** Begin Records for the exercise **
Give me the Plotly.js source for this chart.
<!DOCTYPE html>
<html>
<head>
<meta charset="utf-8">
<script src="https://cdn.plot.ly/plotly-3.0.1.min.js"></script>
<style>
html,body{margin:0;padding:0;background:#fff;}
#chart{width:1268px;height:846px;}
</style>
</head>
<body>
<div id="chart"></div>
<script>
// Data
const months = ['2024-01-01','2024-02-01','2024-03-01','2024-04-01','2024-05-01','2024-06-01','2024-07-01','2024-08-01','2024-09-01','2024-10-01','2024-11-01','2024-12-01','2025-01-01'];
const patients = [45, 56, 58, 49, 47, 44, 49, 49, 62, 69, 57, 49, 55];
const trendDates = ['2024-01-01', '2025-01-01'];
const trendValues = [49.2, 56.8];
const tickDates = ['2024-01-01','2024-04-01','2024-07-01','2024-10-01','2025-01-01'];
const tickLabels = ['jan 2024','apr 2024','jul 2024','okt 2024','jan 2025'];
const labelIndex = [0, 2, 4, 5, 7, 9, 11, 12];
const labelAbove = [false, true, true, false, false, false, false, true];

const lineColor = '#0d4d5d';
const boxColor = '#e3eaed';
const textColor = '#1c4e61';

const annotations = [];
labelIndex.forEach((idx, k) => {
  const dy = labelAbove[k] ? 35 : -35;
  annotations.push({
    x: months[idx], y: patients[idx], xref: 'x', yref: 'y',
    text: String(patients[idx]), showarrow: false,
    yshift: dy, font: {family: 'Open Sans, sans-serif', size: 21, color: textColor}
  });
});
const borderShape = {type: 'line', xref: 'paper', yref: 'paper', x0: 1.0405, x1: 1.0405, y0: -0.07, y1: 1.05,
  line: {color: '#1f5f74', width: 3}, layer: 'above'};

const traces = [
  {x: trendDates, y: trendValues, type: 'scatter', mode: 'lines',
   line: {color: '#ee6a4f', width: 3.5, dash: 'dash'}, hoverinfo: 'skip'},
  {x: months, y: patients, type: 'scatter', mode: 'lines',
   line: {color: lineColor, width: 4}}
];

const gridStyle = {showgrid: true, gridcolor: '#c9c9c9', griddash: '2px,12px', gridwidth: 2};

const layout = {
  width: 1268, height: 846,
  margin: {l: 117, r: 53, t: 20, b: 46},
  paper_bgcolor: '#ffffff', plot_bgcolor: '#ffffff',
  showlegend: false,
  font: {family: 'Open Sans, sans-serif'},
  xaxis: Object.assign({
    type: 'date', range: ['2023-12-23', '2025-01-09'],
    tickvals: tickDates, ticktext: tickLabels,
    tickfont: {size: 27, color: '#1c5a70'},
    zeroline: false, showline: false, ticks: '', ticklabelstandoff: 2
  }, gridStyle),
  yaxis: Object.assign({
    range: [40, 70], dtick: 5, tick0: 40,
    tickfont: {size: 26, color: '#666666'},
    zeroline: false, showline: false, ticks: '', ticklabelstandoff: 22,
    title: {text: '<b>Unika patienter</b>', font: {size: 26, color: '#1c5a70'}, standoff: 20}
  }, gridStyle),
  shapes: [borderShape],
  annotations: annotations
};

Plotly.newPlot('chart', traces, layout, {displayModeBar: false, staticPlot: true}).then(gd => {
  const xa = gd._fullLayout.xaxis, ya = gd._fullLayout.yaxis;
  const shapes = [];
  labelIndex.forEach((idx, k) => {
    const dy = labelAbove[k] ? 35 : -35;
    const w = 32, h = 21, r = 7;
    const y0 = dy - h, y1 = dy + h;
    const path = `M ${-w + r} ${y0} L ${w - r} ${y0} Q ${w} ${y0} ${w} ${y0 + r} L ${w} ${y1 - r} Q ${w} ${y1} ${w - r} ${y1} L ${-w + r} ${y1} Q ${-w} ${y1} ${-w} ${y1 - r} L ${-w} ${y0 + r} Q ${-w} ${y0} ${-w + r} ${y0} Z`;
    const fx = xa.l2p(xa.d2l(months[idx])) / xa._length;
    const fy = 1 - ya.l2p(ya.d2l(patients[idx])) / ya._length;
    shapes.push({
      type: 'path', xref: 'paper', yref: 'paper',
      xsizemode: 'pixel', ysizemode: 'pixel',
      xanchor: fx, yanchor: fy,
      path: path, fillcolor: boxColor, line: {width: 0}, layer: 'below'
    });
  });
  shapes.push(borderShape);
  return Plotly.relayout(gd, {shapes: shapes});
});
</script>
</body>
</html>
** End Records for the exercise **
** Begin Records for the exercise **
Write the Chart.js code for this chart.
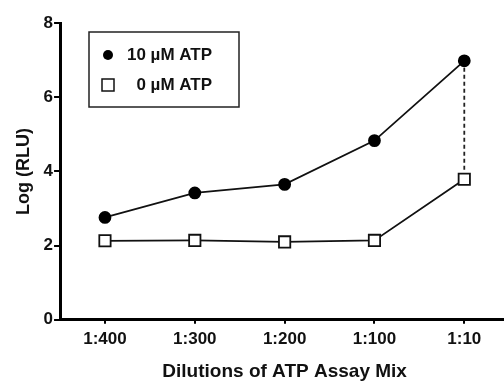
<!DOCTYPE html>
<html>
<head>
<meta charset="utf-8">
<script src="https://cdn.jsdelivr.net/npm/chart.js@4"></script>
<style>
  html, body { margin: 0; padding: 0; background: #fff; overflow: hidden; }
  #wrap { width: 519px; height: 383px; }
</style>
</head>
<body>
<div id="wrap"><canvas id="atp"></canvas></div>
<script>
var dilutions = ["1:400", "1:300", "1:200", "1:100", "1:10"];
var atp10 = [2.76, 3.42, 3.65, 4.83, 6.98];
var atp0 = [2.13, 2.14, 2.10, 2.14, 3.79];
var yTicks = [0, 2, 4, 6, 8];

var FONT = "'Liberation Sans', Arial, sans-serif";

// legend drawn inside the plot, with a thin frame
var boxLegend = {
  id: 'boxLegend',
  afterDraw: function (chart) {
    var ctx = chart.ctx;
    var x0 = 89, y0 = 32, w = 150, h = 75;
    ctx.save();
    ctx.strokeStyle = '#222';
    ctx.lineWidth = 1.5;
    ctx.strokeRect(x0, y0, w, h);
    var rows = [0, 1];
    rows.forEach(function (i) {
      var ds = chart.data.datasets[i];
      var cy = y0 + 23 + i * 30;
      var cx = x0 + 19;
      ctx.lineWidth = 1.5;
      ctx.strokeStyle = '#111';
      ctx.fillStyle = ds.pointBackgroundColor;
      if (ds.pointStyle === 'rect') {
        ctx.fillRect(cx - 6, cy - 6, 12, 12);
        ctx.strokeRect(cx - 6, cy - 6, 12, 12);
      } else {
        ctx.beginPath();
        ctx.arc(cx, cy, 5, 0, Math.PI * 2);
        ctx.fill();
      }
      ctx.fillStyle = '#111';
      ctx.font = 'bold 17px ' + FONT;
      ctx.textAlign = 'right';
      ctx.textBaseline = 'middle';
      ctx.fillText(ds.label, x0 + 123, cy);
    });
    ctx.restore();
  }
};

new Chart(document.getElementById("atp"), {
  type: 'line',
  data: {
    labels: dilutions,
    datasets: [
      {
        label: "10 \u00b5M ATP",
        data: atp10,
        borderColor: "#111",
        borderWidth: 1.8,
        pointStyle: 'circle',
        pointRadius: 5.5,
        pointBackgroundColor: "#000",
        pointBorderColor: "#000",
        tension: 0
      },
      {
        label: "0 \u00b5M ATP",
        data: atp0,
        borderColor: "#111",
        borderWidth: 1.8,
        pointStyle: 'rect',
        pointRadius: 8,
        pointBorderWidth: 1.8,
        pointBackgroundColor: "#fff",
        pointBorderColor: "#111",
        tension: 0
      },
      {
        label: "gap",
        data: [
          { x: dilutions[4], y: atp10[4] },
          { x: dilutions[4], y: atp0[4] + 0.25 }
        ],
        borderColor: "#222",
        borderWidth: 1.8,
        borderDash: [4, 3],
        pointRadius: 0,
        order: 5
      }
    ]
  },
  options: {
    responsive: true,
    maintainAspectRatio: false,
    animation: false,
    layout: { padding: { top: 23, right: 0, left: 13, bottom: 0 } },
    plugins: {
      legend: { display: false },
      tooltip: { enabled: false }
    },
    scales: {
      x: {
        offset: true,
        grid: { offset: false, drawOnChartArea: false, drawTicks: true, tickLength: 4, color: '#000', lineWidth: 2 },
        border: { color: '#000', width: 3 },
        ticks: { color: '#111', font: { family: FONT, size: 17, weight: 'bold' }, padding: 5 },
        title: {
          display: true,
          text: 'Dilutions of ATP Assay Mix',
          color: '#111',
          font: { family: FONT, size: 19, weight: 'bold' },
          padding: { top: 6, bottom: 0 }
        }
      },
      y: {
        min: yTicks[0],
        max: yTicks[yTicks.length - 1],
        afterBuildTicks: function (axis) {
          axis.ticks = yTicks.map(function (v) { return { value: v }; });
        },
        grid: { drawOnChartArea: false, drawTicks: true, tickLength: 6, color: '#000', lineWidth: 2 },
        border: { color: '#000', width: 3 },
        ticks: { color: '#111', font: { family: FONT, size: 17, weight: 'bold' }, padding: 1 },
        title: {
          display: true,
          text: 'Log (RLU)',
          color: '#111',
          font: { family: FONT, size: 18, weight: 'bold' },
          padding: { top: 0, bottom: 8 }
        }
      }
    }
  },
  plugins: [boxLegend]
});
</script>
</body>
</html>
** End Records for the exercise **
The problem
Write down exactly the span of lines above from the one containing "Give me the Plotly.js source for this chart." to the one containing "const textColor = '#1c4e61';", both ends included.

Output of the task
Give me the Plotly.js source for this chart.
<!DOCTYPE html>
<html>
<head>
<meta charset="utf-8">
<script src="https://cdn.plot.ly/plotly-3.0.1.min.js"></script>
<style>
html,body{margin:0;padding:0;background:#fff;}
#chart{width:1268px;height:846px;}
</style>
</head>
<body>
<div id="chart"></div>
<script>
// Data
const months = ['2024-01-01','2024-02-01','2024-03-01','2024-04-01','2024-05-01','2024-06-01','2024-07-01','2024-08-01','2024-09-01','2024-10-01','2024-11-01','2024-12-01','2025-01-01'];
const patients = [45, 56, 58, 49, 47, 44, 49, 49, 62, 69, 57, 49, 55];
const trendDates = ['2024-01-01', '2025-01-01'];
const trendValues = [49.2, 56.8];
const tickDates = ['2024-01-01','2024-04-01','2024-07-01','2024-10-01','2025-01-01'];
const tickLabels = ['jan 2024','apr 2024','jul 2024','okt 2024','jan 2025'];
const labelIndex = [0, 2, 4, 5, 7, 9, 11, 12];
const labelAbove = [false, true, true, false, false, false, false, true];

const lineColor = '#0d4d5d';
const boxColor = '#e3eaed';
const textColor = '#1c4e61';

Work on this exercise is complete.